Sift the material for lines containing "this", and return them.

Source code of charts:
•••

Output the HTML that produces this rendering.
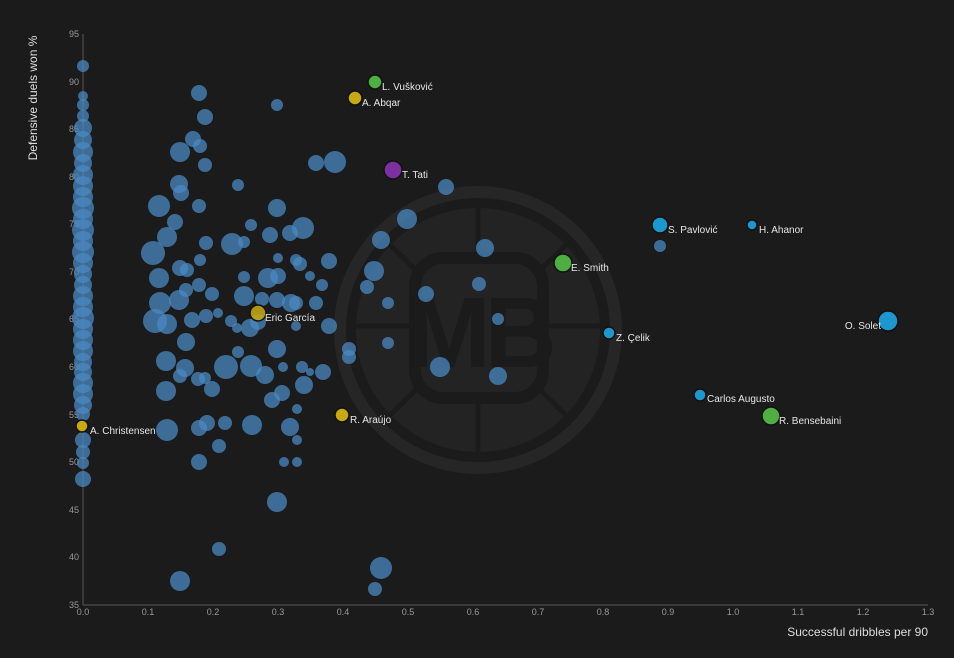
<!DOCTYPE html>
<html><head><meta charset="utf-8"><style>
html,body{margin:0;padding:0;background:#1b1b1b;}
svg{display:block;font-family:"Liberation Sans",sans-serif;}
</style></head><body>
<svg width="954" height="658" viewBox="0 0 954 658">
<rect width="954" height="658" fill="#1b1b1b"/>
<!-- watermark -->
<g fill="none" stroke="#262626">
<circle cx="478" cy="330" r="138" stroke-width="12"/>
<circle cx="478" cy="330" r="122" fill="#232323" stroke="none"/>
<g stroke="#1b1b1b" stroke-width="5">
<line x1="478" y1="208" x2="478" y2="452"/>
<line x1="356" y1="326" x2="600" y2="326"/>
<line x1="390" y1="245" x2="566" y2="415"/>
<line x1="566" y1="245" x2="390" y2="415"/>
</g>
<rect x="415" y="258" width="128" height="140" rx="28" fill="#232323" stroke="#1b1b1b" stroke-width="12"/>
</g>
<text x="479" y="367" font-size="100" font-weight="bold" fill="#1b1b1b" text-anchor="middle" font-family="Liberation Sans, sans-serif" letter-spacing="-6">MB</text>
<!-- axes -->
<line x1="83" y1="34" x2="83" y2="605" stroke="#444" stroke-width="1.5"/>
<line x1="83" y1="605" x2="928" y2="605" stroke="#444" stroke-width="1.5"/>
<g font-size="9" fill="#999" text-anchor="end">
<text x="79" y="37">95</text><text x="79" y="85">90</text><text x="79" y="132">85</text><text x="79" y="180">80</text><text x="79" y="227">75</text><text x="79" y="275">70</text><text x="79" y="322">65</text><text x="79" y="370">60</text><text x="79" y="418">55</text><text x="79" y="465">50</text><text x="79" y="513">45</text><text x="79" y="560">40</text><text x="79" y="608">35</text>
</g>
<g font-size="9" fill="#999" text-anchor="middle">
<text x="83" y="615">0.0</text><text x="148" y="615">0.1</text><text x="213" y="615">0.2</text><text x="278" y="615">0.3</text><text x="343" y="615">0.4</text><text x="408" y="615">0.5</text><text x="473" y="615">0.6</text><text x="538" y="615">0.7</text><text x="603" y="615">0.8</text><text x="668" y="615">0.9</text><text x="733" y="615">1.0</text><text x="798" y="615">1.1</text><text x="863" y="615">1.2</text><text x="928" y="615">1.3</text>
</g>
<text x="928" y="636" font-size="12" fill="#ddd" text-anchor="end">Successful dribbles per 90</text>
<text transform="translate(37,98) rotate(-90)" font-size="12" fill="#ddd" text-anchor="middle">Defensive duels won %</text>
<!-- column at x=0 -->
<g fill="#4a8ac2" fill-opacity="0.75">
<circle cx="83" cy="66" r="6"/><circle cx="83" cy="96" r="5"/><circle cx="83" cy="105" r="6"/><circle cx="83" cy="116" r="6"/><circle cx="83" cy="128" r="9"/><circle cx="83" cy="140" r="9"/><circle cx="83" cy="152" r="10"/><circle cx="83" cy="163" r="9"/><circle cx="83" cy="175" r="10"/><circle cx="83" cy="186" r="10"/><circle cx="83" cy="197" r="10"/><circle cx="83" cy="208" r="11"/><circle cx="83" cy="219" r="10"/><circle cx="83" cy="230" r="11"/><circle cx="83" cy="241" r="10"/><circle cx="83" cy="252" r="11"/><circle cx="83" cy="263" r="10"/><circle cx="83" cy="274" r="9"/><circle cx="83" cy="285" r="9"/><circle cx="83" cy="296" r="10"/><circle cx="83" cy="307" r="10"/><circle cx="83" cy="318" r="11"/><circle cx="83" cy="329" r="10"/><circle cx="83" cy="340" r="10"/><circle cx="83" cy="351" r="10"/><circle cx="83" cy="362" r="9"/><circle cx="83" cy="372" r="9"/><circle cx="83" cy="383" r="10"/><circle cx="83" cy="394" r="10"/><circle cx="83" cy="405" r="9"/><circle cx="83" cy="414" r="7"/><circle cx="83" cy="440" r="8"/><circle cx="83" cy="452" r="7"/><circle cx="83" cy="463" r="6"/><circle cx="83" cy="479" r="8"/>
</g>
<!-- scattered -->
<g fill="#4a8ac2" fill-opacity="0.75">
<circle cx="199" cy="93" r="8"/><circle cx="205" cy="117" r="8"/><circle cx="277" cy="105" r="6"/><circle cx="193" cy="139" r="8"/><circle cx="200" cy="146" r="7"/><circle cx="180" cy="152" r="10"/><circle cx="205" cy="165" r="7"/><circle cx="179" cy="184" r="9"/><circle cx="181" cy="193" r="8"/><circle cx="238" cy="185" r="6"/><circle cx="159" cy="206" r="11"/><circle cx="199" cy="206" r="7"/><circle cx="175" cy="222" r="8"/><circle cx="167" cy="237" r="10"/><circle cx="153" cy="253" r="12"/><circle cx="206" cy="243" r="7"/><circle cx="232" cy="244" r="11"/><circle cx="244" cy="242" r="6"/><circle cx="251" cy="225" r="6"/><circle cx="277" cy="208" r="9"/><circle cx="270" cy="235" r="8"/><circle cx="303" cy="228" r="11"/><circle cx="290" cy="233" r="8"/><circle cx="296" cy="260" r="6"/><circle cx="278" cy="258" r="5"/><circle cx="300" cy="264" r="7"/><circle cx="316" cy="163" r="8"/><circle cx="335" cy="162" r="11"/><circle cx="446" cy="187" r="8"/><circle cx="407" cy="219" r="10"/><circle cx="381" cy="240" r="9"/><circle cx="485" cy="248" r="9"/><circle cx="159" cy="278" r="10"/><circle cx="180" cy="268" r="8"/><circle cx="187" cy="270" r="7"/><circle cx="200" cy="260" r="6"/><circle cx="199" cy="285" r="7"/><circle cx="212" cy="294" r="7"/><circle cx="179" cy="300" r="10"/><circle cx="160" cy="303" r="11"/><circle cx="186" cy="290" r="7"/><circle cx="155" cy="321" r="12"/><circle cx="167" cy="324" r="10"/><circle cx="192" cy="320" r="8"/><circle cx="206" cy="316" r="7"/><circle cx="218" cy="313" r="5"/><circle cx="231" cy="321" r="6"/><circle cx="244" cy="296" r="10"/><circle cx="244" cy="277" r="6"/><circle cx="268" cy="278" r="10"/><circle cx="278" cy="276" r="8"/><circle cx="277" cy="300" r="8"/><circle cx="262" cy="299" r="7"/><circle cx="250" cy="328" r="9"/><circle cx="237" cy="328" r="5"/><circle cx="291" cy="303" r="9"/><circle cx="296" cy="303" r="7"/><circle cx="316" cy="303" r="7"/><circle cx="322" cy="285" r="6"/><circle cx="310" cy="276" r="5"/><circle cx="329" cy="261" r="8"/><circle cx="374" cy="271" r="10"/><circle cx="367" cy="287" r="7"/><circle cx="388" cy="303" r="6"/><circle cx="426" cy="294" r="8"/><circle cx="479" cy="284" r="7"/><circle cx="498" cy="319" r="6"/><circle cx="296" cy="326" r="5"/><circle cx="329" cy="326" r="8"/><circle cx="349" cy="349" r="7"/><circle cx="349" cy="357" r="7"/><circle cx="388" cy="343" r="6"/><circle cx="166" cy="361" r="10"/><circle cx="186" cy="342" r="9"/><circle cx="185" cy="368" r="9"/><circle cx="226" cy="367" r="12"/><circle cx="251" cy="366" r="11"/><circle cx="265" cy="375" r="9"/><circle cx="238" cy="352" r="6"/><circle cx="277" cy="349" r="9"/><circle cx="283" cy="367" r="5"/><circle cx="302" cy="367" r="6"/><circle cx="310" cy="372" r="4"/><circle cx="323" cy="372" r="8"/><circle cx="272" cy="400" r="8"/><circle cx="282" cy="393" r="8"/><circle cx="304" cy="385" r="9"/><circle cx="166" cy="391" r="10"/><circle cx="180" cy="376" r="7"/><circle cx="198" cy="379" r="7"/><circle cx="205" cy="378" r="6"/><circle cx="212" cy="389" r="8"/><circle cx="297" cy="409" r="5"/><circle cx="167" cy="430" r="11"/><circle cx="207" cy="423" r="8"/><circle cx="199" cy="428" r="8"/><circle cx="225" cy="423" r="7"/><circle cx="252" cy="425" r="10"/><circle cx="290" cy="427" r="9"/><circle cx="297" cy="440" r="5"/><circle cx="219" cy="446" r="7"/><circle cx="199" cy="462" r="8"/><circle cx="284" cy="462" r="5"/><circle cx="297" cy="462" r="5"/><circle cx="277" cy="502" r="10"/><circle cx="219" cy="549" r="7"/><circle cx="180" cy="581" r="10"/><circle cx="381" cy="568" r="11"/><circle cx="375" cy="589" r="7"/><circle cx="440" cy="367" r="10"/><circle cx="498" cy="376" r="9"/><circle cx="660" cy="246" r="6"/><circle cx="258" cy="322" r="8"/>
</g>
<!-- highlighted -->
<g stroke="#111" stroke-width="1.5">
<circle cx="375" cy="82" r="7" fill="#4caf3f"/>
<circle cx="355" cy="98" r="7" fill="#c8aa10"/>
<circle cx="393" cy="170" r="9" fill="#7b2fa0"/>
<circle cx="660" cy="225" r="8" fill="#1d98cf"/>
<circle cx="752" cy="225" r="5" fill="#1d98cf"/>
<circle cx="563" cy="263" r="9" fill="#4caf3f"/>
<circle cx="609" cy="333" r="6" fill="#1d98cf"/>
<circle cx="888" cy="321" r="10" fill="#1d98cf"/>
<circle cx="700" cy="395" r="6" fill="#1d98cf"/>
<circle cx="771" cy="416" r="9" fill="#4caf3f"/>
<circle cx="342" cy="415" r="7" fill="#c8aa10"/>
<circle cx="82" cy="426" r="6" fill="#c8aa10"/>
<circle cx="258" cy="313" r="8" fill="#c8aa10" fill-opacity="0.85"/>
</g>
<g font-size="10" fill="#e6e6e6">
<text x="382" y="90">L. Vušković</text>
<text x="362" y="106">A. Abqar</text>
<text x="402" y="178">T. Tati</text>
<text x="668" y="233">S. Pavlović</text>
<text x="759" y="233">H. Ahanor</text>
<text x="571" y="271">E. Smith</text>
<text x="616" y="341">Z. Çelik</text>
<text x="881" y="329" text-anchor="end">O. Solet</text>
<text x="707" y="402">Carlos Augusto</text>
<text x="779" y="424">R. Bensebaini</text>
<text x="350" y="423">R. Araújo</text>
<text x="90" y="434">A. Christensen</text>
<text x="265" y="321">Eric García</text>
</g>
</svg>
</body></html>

•••

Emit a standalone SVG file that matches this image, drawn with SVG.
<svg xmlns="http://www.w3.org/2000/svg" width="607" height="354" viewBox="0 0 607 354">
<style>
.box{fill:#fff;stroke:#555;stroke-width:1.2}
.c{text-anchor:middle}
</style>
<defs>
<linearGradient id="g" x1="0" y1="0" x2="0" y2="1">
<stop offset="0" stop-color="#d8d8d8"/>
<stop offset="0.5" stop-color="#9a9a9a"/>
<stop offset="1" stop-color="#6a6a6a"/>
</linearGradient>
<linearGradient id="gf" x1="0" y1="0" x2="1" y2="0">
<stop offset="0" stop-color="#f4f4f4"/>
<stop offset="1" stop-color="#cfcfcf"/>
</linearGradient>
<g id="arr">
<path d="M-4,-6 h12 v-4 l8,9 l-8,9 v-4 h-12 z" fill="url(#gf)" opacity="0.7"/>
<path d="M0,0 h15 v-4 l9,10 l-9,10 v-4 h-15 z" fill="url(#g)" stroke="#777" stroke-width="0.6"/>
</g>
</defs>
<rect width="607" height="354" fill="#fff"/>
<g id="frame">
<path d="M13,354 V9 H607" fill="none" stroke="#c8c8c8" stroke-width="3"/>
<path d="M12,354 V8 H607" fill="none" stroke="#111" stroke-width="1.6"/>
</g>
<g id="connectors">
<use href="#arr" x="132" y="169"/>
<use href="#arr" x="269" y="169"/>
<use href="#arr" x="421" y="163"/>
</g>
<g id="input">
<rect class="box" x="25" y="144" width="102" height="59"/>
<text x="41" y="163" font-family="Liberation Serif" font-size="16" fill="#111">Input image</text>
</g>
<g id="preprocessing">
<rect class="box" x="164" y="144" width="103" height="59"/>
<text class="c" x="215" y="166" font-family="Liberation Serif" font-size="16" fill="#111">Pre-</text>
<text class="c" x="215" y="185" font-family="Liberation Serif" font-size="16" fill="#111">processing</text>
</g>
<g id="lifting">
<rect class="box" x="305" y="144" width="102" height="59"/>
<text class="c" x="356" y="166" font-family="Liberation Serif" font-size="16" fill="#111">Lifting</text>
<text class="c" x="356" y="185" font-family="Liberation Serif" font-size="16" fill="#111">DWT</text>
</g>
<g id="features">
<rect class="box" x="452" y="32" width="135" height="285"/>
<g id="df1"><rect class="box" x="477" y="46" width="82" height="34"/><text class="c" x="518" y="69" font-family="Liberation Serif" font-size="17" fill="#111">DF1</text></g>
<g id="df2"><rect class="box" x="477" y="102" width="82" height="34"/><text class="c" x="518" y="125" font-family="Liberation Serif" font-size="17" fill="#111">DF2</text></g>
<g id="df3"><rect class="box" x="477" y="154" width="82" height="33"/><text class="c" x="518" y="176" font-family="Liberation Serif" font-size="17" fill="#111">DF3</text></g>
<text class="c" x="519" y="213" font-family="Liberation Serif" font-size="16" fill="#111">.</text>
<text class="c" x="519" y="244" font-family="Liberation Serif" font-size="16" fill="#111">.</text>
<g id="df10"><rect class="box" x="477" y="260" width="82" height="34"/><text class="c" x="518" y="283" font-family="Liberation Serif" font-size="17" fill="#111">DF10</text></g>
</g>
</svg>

•••

The response:
Output the HTML that produces this rendering.
Emit a standalone SVG file that matches this image, drawn with SVG.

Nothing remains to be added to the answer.